An operation by an aircraft that lands and departs on a runway without stopping or exiting the runway.
Source: FAA JO 7110.65 ATC
Touch-and-go essentially joins two manoeuvres into one - the aircraft lands on the runway, then accelerates and takes off again. The procedure is normally practiced during flight training but is sometimes used as a form of aborted landing after touchdown.
An example of the path of an aircraft performing a touch and go.
The advantages of touch-and-go include:
- Both actions (take-off and landing) are performed (as opposed to low approach)
- Short runway occupancy (as opposed to e.g. a stop and go or a landing and backtrack for another take off)
- Shorter duration, meaning more cycles can be done per hour (as opposed to e.g. stop and go or full stop landing and taxi-back take off)
- The procedure itself can be performed in a real situation (aborted landing after touchdown)
The procedure offers some specific challenges that need to be considered when deciding whether it is appropriate to perform it, e.g.:
- The procedure is more demanding on the pilot as they must quickly switch their mindset from trying to land to getting back in the air while changing the aircraft configuration accordingly.
- There may not be enough runway available. For various reasons (runway length, wind, landing technique, etc.) it is possible that the remaining runway is insufficient for a safe take off. The decision whether to continue as planned or abort the take off part may need to be done very quickly, and in combination with switching the aircraft from one configuration to the other.
- Not doing it properly may defeat the purpose of the exercise. The main objective of a touch and go is to practice the two manoeuvres. That means the take-off part is only supposed to be initiated when the aircraft is firmly on the ground and has decelerated. Sometimes due to e.g. having a shorter runway, a delayed touchdown, etc. the landing part is performed differently compared to the full-stop scenario, e.g. almost simultaneous touchdown of all wheels (to save time), no deceleration, etc.
- There is more stress on the engine as it has to quickly go from a relatively cold condition (typical for landing) to a full power state (expected for take-off).
The performance of touch-and-go instead of a landing must be communicated to air traffic control so that they may plan the traffic flow accordingly. Sometimes it would not be safe to approve a touch-and-go and the controller would clear the pilot for a full stop landing.
There are some manoeuvres that can be viewed as an alternative to touch-and-go and are also used in flight training:
- Stop and go - the aircraft comes to a complete stop and then starts a take-off roll. This option is often preferable to touch-and-go as it is less demanding for the pilot. This is because the two actions are split - the pilots first focuses on the landing and only when this task is complete, they turn their attention to take-off. Also, there is some time to switch between the tasks which is not the case with touch-and-go. The downside is that stop-and-go requires a longer runway and the aircraft needs to stay on the runway for a longer period of time.
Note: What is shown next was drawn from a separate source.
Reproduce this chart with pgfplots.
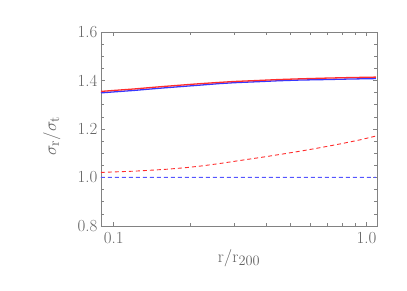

Sometimes these requirements cannot be satisfied due to e.g. busy traffic or the runway being too short.
An example of the path of an aircraft, performing a stop and go. The green part is the landing, the blue clock indicates the time when the aircraft is stopped preparing for take-off and the pink part is the take off.
- Low approach - a combination of an approach and a go-around. The aircraft does not touch the runway (unlike touch-and-go/stop-and-go). Unlike missed approach, the aircraft does not start climbing at the missed aprroach point but continues to fly at this height instead. The climb starts at a later point, e.g. after overflying the runway end.
An example of the path of an aircraft, performing a low approach. The flight descends to the minimum descent altitude (or decision altitude) and maintains it until passing over the runway end.
An example of the path of an aircraft, performing a go around. The flight descends to the minimum descent altitude (or decision altitude) and then starts to climb. Note that in a real-life situation the procedure may start before reaching the MDA/DA and sometimes after that.
- Full-stop landing followed by a taxi-back take-off. The aircraft exits the runway (as if this were the end of the flight) and then taxies to the holding point. Sometimes (wind and traffic permitting) a backtrack can be used to take off from the opposite direction. The advantage of this option is that it fully represents both parts of the flight. The downside is that it is the most time consuming.
An example of the path of an aircraft, performing a taxi-back for take off.
Cleared for the option
Note: The procedure described in this section is used in the United States and the United Kingdom (and possibly, other countries). It is not a universally adopted ICAO procedure.
The "Cleared for the Option" procedure will permit an instructor, flight examiner or pilot the option to make a choice between:
- low approach
- missed approach
- full stop landing
This procedure can be very beneficial in a training situation in that neither the student pilot nor examinee would know what manoeuvre would be accomplished. The pilot should make a request for this procedure passing the final approach fix inbound on an instrument approach or entering downwind for a VFR traffic pattern.
The advantages of this procedure as a training aid are that it enables an instructor or examiner to obtain the reaction of a trainee or examinee under changing conditions, the pilot would not have to discontinue an approach in the middle of the procedure due to student error or pilot proficiency requirements, and finally it allows more flexibility and economy in training programs. This procedure will only be used at those locations with an operational control tower and will be subject to ATC approval.